Posted on October 18, 2010 in Sports

By Dishi Solanki:

The safest place for an infant is in her mother’s womb. The sentence is so  not true in states like Punjab and Haryana where female infanticide is extremely deep rooted. These states have the worst sex ratio in the in the country. According to the 2001 census, there are only 874 women with respect to 1000 men in these states. The national average was 933. In fact, the sex ratio of Punjab has never gone above the national average India as a country reveres more goddesses than any other in the world. But when female infanticide occurs right in front of our eyes, we stand mute and indifferent.

It is really tough being a girl in a man’s world in India because her very right to live or be born is not granted to you.

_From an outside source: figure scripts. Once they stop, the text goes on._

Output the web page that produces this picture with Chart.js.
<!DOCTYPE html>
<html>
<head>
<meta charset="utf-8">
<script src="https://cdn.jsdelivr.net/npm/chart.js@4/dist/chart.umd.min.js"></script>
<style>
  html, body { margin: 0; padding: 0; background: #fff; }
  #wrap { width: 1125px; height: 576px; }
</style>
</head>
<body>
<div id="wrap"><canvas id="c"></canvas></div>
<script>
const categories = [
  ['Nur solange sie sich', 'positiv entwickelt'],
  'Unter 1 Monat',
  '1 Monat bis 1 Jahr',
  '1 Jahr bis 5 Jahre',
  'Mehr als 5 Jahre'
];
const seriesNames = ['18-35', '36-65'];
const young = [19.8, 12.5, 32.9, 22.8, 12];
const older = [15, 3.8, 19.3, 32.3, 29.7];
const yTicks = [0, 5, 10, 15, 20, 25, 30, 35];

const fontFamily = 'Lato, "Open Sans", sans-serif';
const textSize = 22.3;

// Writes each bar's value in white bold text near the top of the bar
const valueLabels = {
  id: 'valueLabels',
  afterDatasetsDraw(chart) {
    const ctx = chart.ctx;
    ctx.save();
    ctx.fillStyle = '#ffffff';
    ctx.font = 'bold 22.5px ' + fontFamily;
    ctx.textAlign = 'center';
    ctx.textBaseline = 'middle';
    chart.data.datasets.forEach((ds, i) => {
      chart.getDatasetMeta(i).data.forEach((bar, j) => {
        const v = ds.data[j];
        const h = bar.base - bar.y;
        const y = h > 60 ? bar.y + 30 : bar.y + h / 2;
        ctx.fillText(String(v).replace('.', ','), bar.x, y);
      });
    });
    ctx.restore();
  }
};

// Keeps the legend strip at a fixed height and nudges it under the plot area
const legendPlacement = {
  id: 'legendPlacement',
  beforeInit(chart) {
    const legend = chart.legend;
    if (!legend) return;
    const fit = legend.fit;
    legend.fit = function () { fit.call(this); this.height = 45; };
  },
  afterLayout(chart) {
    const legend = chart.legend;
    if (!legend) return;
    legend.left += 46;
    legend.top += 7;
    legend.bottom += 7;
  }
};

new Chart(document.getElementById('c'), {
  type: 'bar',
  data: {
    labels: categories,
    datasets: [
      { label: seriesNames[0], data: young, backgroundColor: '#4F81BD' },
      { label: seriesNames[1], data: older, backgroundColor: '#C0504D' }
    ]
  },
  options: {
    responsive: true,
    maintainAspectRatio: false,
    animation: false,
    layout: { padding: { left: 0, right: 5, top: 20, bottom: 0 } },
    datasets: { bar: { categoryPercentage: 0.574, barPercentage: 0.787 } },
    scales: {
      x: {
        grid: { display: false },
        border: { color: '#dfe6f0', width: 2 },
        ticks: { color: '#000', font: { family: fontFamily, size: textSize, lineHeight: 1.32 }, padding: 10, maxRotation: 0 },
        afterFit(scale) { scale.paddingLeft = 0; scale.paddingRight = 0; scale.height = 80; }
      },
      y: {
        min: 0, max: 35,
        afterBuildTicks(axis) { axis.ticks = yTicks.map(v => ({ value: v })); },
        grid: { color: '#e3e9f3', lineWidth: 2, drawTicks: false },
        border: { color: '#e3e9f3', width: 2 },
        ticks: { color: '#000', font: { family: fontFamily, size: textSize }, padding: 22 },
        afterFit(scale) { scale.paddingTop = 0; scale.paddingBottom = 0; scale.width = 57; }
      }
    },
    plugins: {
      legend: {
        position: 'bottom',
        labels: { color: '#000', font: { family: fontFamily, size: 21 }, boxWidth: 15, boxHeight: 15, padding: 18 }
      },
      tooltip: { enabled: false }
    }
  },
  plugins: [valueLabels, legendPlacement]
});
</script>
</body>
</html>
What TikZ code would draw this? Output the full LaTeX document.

This above sentence may sound a bit extraneous after the CWG 2010 that were held in Delhi. It came to be a delightful shock when 7 Haryanvi girls showed their competence to win gold, silver & bronze medals in various events that took place at CWG. Geeta, Anita, Babita, Nirmala, Suman, Seema are no girls next door. They justify themselves as a new horizon on Indian sports & each of them standing tall stretching the new era of female empowerment in society.

Grabbing these medals into their bags was no overnight achievement. It was an uphill struggle, sacrifice, faith of 10 years. Devoid of a lavish atmosphere and expert training, these girls hail from interior villages of Hisar & Bhiwani.Having burned the midnight oil these girls have come a long way clad with thorns of hardships. Due to monetary problems in those grueling years of training these girls used to exercise by following traditional methods like running through the fields, doing sit ups on the bricks. Bronze medalist at CWG Suman belongs to a very poor family who do not own basic household amenities. Sisters Babita and Geeta who won silver and gold respectively in freestyle wrestling also had to fight a long way to nab the right to wrestle. Their father was asked to shut down the akhara that he had set up for his daughters training. Despite such social blockages these sisters rose high to make their way to forthcoming Olympics.

Today when the scenario has changed with these girls having tasted success the Khap panchayts have now changed their dummy gods. They have now announced to facilitate the sisters and honour these successful young sportswomen.

With such great achievements there has already been a big leap been taken towards the deliverance of rustic taboos present in the society.